SOURCE DATA:
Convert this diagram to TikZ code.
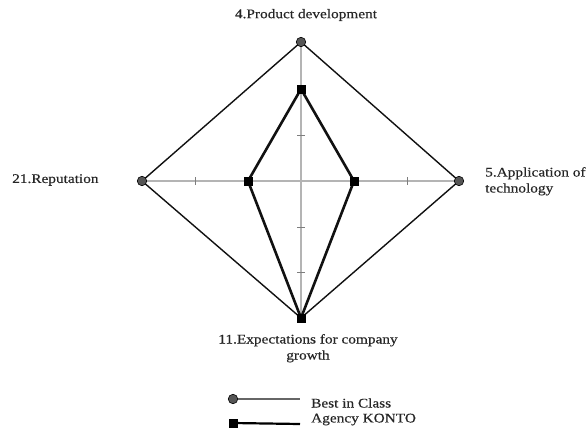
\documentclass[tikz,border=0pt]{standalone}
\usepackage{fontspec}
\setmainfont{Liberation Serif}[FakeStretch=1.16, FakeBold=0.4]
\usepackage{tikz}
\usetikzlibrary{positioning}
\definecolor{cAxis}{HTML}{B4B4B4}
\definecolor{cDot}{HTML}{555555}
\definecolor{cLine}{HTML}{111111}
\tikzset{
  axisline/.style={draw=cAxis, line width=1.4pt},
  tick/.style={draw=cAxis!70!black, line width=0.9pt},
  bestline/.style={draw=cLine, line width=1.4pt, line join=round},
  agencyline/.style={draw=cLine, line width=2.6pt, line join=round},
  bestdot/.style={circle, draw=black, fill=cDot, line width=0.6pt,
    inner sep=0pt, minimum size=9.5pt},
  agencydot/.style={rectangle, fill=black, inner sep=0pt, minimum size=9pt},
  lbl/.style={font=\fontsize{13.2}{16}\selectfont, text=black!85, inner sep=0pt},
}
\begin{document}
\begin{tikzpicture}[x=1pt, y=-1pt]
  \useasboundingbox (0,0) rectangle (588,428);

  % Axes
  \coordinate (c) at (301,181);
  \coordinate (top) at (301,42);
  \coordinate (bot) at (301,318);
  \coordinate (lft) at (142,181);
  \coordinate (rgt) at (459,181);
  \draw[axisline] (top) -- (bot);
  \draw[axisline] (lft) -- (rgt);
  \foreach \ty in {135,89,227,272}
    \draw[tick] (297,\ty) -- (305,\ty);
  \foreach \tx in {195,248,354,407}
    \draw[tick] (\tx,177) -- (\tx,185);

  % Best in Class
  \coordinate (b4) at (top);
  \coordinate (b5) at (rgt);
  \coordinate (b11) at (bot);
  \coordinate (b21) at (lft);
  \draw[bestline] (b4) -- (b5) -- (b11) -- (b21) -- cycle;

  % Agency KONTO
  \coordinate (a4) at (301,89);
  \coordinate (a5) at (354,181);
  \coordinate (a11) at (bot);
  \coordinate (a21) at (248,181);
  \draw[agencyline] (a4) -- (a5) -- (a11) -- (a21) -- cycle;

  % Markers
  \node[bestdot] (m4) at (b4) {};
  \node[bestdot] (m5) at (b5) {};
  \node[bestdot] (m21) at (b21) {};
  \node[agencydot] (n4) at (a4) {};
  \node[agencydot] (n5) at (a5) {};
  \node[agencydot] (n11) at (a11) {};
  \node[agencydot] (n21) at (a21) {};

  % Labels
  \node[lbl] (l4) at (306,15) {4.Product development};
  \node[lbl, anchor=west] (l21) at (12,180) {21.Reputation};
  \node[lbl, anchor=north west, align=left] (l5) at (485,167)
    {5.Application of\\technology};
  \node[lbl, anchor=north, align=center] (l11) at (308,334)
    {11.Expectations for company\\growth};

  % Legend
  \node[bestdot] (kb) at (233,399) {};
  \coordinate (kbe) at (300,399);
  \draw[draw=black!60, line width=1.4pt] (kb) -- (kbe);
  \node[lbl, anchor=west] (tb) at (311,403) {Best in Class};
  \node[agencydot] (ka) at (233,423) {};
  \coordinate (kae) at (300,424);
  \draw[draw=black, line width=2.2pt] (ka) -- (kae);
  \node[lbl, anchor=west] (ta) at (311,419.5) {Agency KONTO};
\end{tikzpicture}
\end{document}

GOAL OF THE EXERCISE:
Look at the listing and set down only the lines from its start through the line with "(n21) at (a21)", word for word and without pictures.

WORKED ANSWER:
Convert this diagram to TikZ code.
\documentclass[tikz,border=0pt]{standalone}
\usepackage{fontspec}
\setmainfont{Liberation Serif}[FakeStretch=1.16, FakeBold=0.4]
\usepackage{tikz}
\usetikzlibrary{positioning}
\definecolor{cAxis}{HTML}{B4B4B4}
\definecolor{cDot}{HTML}{555555}
\definecolor{cLine}{HTML}{111111}
\tikzset{
  axisline/.style={draw=cAxis, line width=1.4pt},
  tick/.style={draw=cAxis!70!black, line width=0.9pt},
  bestline/.style={draw=cLine, line width=1.4pt, line join=round},
  agencyline/.style={draw=cLine, line width=2.6pt, line join=round},
  bestdot/.style={circle, draw=black, fill=cDot, line width=0.6pt,
    inner sep=0pt, minimum size=9.5pt},
  agencydot/.style={rectangle, fill=black, inner sep=0pt, minimum size=9pt},
  lbl/.style={font=\fontsize{13.2}{16}\selectfont, text=black!85, inner sep=0pt},
}
\begin{document}
\begin{tikzpicture}[x=1pt, y=-1pt]
  \useasboundingbox (0,0) rectangle (588,428);

  % Axes
  \coordinate (c) at (301,181);
  \coordinate (top) at (301,42);
  \coordinate (bot) at (301,318);
  \coordinate (lft) at (142,181);
  \coordinate (rgt) at (459,181);
  \draw[axisline] (top) -- (bot);
  \draw[axisline] (lft) -- (rgt);
  \foreach \ty in {135,89,227,272}
    \draw[tick] (297,\ty) -- (305,\ty);
  \foreach \tx in {195,248,354,407}
    \draw[tick] (\tx,177) -- (\tx,185);

  % Best in Class
  \coordinate (b4) at (top);
  \coordinate (b5) at (rgt);
  \coordinate (b11) at (bot);
  \coordinate (b21) at (lft);
  \draw[bestline] (b4) -- (b5) -- (b11) -- (b21) -- cycle;

  % Agency KONTO
  \coordinate (a4) at (301,89);
  \coordinate (a5) at (354,181);
  \coordinate (a11) at (bot);
  \coordinate (a21) at (248,181);
  \draw[agencyline] (a4) -- (a5) -- (a11) -- (a21) -- cycle;

  % Markers
  \node[bestdot] (m4) at (b4) {};
  \node[bestdot] (m5) at (b5) {};
  \node[bestdot] (m21) at (b21) {};
  \node[agencydot] (n4) at (a4) {};
  \node[agencydot] (n5) at (a5) {};
  \node[agencydot] (n11) at (a11) {};
  \node[agencydot] (n21) at (a21) {};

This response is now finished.